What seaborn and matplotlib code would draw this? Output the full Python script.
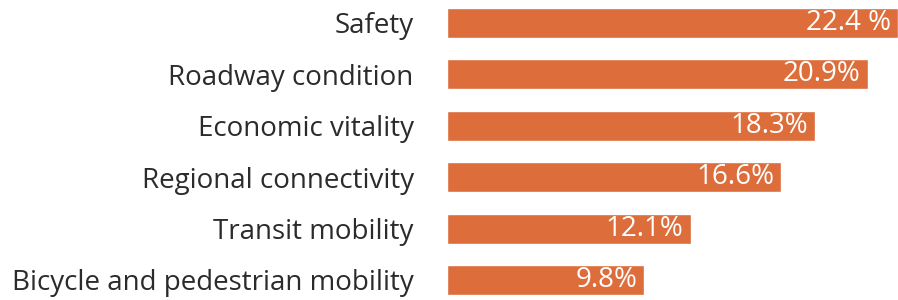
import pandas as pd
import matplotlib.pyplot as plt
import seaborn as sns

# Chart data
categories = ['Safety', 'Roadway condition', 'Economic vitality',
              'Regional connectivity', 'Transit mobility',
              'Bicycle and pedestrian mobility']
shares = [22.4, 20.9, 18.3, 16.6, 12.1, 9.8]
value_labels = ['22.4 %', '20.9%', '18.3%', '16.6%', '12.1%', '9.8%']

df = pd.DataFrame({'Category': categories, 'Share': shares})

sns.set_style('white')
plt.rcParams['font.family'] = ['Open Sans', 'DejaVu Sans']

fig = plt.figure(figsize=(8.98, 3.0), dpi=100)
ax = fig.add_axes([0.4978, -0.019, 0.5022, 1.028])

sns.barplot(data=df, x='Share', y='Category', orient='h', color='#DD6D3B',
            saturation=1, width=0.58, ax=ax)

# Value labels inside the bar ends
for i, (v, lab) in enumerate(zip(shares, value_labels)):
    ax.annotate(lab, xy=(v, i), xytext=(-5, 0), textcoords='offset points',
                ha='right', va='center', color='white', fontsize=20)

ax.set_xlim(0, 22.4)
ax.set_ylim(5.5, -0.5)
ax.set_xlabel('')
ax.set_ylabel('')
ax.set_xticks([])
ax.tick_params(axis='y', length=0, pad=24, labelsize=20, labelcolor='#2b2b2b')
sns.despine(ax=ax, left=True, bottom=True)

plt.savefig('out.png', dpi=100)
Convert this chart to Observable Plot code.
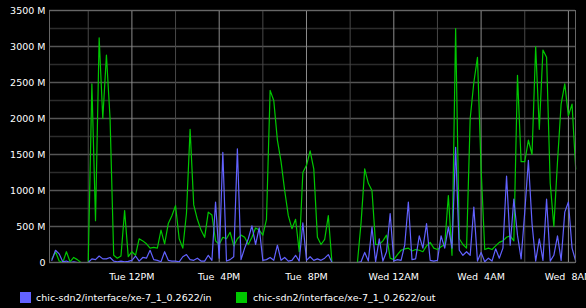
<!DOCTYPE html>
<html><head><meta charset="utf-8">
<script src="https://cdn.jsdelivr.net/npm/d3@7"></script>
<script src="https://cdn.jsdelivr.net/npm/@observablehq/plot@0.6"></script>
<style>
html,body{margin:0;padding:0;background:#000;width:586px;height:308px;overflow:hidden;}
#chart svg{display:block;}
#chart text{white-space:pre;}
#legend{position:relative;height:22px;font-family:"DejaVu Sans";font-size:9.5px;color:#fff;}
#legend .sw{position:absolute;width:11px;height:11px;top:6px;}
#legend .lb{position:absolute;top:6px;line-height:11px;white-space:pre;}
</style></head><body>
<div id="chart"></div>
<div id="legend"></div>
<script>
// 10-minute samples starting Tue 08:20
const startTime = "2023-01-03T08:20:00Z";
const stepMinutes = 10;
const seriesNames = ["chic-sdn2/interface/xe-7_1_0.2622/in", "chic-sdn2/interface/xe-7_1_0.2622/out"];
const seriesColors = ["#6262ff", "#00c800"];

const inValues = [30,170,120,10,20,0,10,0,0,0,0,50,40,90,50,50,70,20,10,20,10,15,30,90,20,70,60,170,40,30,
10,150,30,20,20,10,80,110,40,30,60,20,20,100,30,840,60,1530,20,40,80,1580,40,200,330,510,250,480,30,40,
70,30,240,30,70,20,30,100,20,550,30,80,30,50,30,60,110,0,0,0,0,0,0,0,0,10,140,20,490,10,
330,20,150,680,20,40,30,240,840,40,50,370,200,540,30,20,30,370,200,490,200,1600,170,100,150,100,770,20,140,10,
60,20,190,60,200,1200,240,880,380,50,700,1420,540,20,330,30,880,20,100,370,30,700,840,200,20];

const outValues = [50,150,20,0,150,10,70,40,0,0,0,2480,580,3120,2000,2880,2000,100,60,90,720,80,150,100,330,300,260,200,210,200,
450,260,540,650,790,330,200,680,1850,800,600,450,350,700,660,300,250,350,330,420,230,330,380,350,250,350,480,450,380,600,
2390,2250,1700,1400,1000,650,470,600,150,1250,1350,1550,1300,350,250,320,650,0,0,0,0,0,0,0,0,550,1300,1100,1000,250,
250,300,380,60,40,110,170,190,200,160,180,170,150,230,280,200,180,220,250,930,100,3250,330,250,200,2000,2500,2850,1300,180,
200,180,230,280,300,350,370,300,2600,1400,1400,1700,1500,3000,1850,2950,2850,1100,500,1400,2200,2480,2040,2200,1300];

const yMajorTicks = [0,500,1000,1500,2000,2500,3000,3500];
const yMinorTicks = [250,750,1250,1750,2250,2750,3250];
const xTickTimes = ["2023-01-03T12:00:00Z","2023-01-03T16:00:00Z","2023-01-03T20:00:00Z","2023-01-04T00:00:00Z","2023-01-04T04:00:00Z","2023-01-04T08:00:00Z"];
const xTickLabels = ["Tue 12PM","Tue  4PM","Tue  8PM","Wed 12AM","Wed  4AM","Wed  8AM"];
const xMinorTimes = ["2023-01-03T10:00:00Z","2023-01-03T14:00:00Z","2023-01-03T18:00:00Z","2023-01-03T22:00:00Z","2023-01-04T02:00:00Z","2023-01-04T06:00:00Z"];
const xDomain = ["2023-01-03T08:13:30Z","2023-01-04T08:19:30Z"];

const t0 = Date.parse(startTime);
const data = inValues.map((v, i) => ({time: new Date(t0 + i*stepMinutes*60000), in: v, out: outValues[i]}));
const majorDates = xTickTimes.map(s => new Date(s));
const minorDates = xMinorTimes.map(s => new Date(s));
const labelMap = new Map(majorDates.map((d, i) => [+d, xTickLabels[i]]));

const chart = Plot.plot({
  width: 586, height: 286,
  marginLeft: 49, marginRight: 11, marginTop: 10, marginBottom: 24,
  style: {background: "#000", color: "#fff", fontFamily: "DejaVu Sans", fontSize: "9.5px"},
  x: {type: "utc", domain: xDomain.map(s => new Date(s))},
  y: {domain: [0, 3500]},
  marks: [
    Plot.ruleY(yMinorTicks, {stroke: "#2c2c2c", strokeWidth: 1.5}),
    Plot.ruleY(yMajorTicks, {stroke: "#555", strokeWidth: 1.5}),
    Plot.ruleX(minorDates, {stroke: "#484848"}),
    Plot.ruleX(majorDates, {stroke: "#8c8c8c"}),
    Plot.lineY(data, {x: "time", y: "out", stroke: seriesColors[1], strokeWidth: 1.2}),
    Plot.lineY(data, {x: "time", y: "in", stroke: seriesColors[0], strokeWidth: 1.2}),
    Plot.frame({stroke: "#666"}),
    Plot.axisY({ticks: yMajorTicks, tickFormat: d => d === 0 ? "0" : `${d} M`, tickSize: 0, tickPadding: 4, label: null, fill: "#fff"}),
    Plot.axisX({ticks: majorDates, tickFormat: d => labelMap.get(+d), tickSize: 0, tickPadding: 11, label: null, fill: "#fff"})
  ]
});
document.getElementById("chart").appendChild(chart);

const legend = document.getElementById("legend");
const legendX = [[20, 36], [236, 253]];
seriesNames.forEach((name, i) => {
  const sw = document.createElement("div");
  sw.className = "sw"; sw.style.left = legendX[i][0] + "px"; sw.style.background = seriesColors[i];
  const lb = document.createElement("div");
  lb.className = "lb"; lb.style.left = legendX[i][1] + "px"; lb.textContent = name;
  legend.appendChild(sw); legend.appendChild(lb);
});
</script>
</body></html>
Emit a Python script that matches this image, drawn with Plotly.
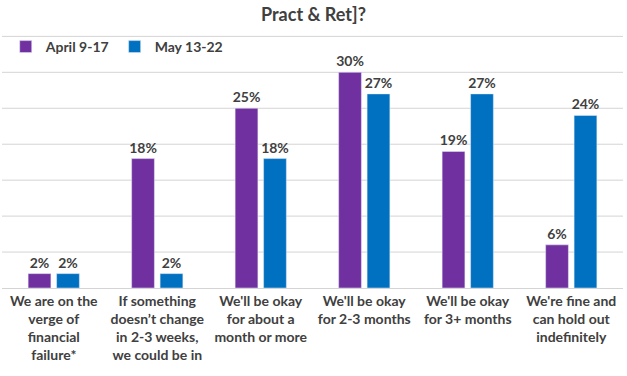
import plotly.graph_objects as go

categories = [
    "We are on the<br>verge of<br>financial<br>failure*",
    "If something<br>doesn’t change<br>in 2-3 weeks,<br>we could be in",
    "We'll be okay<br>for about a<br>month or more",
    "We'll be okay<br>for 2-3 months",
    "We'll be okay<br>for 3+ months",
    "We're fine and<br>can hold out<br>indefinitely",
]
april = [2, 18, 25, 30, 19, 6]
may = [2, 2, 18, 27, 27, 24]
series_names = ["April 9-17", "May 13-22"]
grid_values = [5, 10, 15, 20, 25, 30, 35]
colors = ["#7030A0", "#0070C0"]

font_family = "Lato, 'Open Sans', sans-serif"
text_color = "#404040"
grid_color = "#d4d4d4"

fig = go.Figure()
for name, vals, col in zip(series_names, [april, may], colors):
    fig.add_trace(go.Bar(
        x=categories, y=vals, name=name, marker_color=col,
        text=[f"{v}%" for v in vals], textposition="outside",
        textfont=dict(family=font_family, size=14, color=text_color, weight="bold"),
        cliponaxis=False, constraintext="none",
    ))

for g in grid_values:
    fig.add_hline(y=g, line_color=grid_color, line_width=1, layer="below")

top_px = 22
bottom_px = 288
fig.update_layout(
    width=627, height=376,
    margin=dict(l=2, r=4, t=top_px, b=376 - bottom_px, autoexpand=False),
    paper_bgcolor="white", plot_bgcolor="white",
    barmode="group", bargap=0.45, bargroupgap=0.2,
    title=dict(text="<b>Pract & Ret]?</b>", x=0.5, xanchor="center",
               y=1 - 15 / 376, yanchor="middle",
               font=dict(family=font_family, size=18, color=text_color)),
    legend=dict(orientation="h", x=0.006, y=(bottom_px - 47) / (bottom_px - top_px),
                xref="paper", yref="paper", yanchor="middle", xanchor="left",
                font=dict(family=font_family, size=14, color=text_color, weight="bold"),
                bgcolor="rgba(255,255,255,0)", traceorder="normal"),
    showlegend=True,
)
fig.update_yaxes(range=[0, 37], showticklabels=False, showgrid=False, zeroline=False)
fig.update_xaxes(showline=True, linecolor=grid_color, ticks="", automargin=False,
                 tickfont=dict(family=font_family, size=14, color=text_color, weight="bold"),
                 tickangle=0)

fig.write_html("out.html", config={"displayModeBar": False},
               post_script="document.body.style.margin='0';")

=-=-=-=-=

[Aim] Repeat, with no pictures, exactly the lines from the one containing "Emit a Python" through the one containing "import plotly.graph_objects as go", the first and last included.

[Solved exercise]
Emit a Python script that matches this image, drawn with Plotly.
import plotly.graph_objects as go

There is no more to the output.